E’ opportuno ricordare che tali valutazioni medico-legali rappresentano l’esercizio per il riconoscimento di un diritto soggettivo del minore con disabilità – Corte Suprema di Cassazione, Sentenza N. 7847 del 4 APRILE 2006 – con efficacia costitutiva, e non già una mera discrezionalità dei genitori/tutori della persona.

La successiva  fase della presa in carico rappresenta il vero nodo centrale del sistema, attualmente non ancora perfetto, coordinato ed omogeneo nell’intero territorio, poichè rappresenta il momento in cui una pluralità di istituzioni (ASL, Scuola, Ente locale) ed altri attori di sistema (Terzo settore) prendono carico con competenza e professionalità la persona con disabilità (minore, adulto, anziano) ai fini della pianificazione del progetto individuale di inclusione e dell’avvio del percorso di inclusione.

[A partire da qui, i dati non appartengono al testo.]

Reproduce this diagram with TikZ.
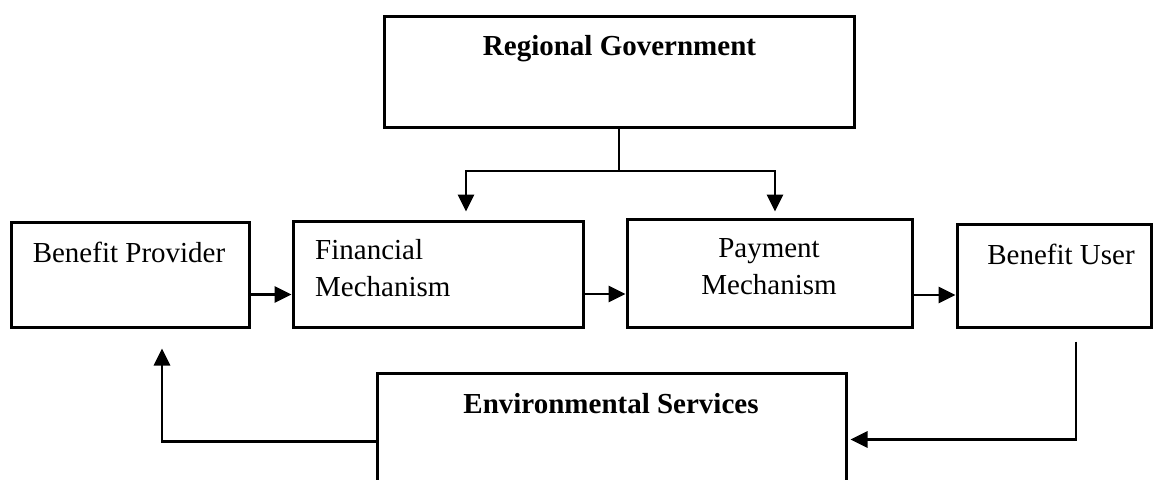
\documentclass[tikz,border=0pt]{standalone}
\usepackage{fontspec}
\setmainfont{Liberation Serif}
\usetikzlibrary{arrows.meta}

\tikzset{
  box/.style={draw, line width=3pt, inner sep=0pt},
  lbl/.style={font=\fontsize{29}{37}\selectfont, inner sep=0pt},
  link/.style={line width=2.8pt},
  arr/.style={line width=2.8pt, -{Triangle[length=17pt,width=16pt]}},
}

\begin{document}
\begin{tikzpicture}[x=1pt, y=-1pt]
      \useasboundingbox (0,0) rectangle (1158,479);
      \clip (0,0) rectangle (1158,479);

      % Boxes
      \node[box, minimum width=470pt, minimum height=111pt] (gov) at (619,71.5) {};
      \node[box, minimum width=238pt, minimum height=105pt] (bp) at (130,274.5) {};
      \node[box, minimum width=290pt, minimum height=106pt] (fin) at (438,274) {};
      \node[box, minimum width=285pt, minimum height=108pt] (pay) at (769.5,273) {};
      \node[box, minimum width=194pt, minimum height=103pt] (bu) at (1054,275.5) {};
      \node[box, minimum width=469pt, minimum height=187pt] (es) at (611.5,466.5) {};

      % Labels
      \node[lbl, anchor=base] (govtxt) at (619.5,55) {\textbf{Regional Government}};
      \node[lbl, anchor=base] (bptxt) at (129,262) {Benefit Provider};
      \node[lbl, anchor=north west, align=left] (fintxt) at (315,239) {Financial\\Mechanism};
      \node[lbl, anchor=north, align=center] (paytxt) at (769,238) {Payment\\Mechanism};
      \node[lbl, anchor=base] (butxt) at (1061,264) {Benefit User};
      \node[lbl, anchor=base] (estxt) at (611,413) {\textbf{Environmental Services}};

      % Government to both mechanisms
      \coordinate (split) at (619,171);
      \draw[link] (gov.south) -- (split);
      \draw[arr] (split) -| ([xshift=28pt,yshift=8pt]fin.north);
      \draw[arr] (split) -| ([xshift=5.5pt,yshift=6pt]pay.north);

      % Main flow
      \draw[arr] ([yshift=-20pt]bp.east) -- ([yshift=-20pt]bp.east -| fin.west);
      \draw[arr] ([yshift=-20pt]fin.east) -- ([yshift=-20pt]fin.east -| pay.west);
      \draw[arr] ([yshift=-22pt]pay.east) -- ([yshift=-22pt]pay.east -| bu.west);

      % Back through environmental services
      \coordinate (ufoot) at ([xshift=22pt,yshift=-13pt]bu.south);
      \draw[arr] (ufoot) |- ([xshift=3pt,yshift=-68pt]es.north east);
      \draw[arr] ([yshift=-70pt]es.north west) -| ([xshift=32pt,yshift=-20pt]bp.south);
    \end{tikzpicture}
\end{document}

Il Protocollo d’Intesa tra i Ministeri della Salute e dell’Istruzione  del 12 luglio 2012 – PER LA TUTELA DEL DIRITTO ALLA SALUTE E DEL DIRITTO ALLO STUDIO DEGLI ALUNNI E DEGLI STUDENTI CON DISABILITÀ – rappresenta al contempo una dualità tra il concetto di “coordinamento tra le due dimensioni istituzionali (salute ed istruzione) nelle politiche di inclusione”  e la “necessità di dare un segnale di rafforzamento e vigore per la sua attuazione, attraverso un atto formale”.